A while back, I stuck my head into various VBIOS images and traces of the NVIDIA binary driver and started slowly connecting the dots between various tables and eventually discovered where to find, and how to use the new tables present on G80.  As a result of this, we are no longer dependant on the VBIOS POST routine assisting with the output configuration (also very important for suspend/resume!), and are able to configure a lot of output combinations that previously would've caused the GPU's display engine to hang in disgust.

Display Push Buffer
The usual method for output configuration is to bash on a whole bunch of card registers, and that's (almost) precisely what we were doing in F11.  GeForce 8's display architecture is a little different however, and bears a lot more resemblance to how you would usually program the graphics (2D/3D) engine of a GPU.

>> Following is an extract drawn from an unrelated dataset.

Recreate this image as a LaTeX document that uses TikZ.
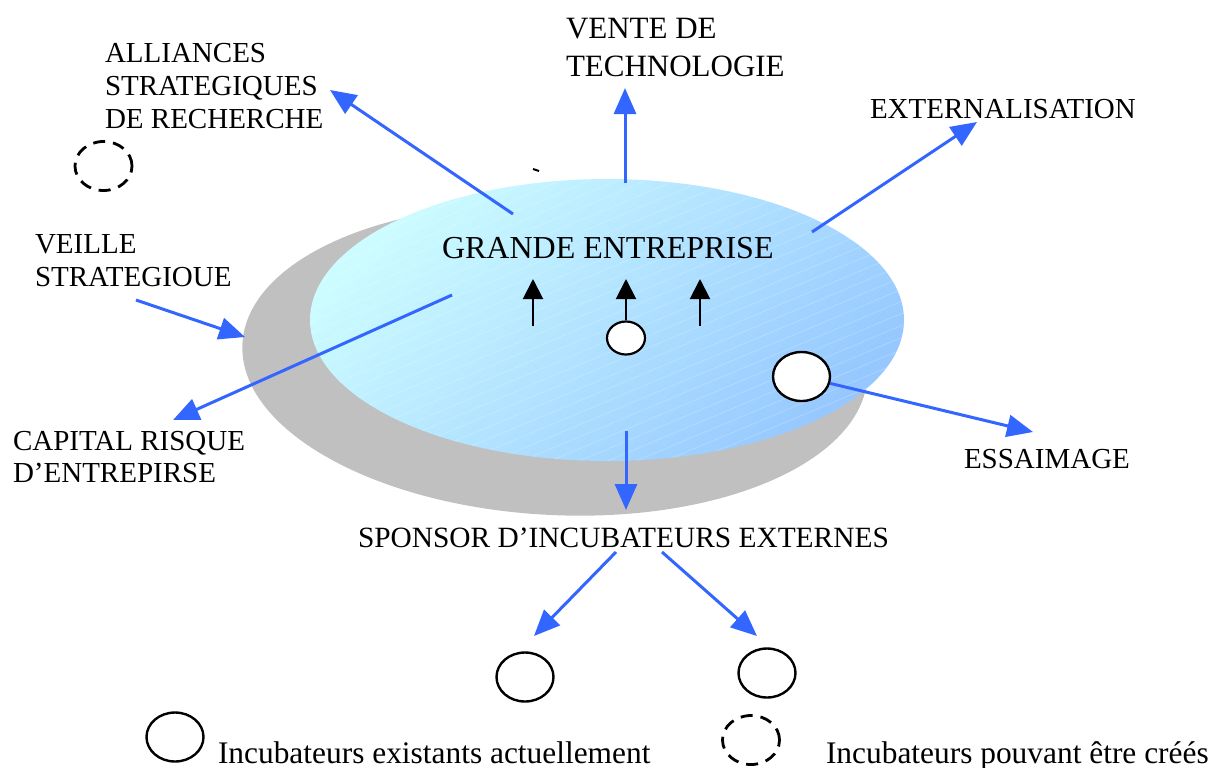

In F11, we submitted commands to the display engine with a hackish method we inherited from nv.  Unfortunately, while this method was enough to be able to program a mode, it bypasses some of the hardware that's required to implement things such as tiled scanout.

F12 now submits commands to the display engine the same way the NVIDIA binary driver does; by filling a DMA buffer with commands and telling the GPU to fetch them itself, rather than having the CPU poke registers directly.

Tiled scanout
The 3D engine on GeForce 8 chipsets refuses to render to a linear framebuffer.  This can be a *huge* performance hit in a number of scenarios, as we'd have to stall the entire graphics pipeline and render in software.  In F11, we didn't know how to make the display engine scan out from a non-linear framebuffer and had some rather elaborate workarounds that kept a shadow tiled version of the front-buffer and periodically blitted (with the 2D engine) it to the scanout buffer.

In Fedora 12 this has changed, the method to program the display engine for tiled scanout was reverse-engineered and implemented in the driver.  Allowing us to remove the ugly workarounds from the driver, and gain back some GPU power that was used for the additional copies between the shadow and scanout buffers.

Suspend/Resume
Yes, that's right, Nouveau finally supports suspend/resume.  In theory the support is there for all chipsets.  In the very least, every chipset I own (at least one from each family, and 5 G80-class cards)  can suspend/resume reliably except for a TNT2 that has other issues..  This support is only available when kernel modesetting is switched on, so that's even more reason to use it!

Other Stuff 
The above is the major user-visible improvements between Fedora 11 and Fedora 12, but there's more work going on.  On the 3D front Christoph Bumiller has done a lot of excellent work on the G80 3D driver, it's becoming more capable every week.  Francisco Jerez did a massive, much needed cleanup of the NV04-G70 modesetting code, and implemented initial support for TV-out on those chipsets.  There's work going on to implement DisplayPort support, ongoing work on 3D supoort, and likely more things that escape my mind right now.

In conclusion, Nouveau development is progressing quite nicely, and is far from dead!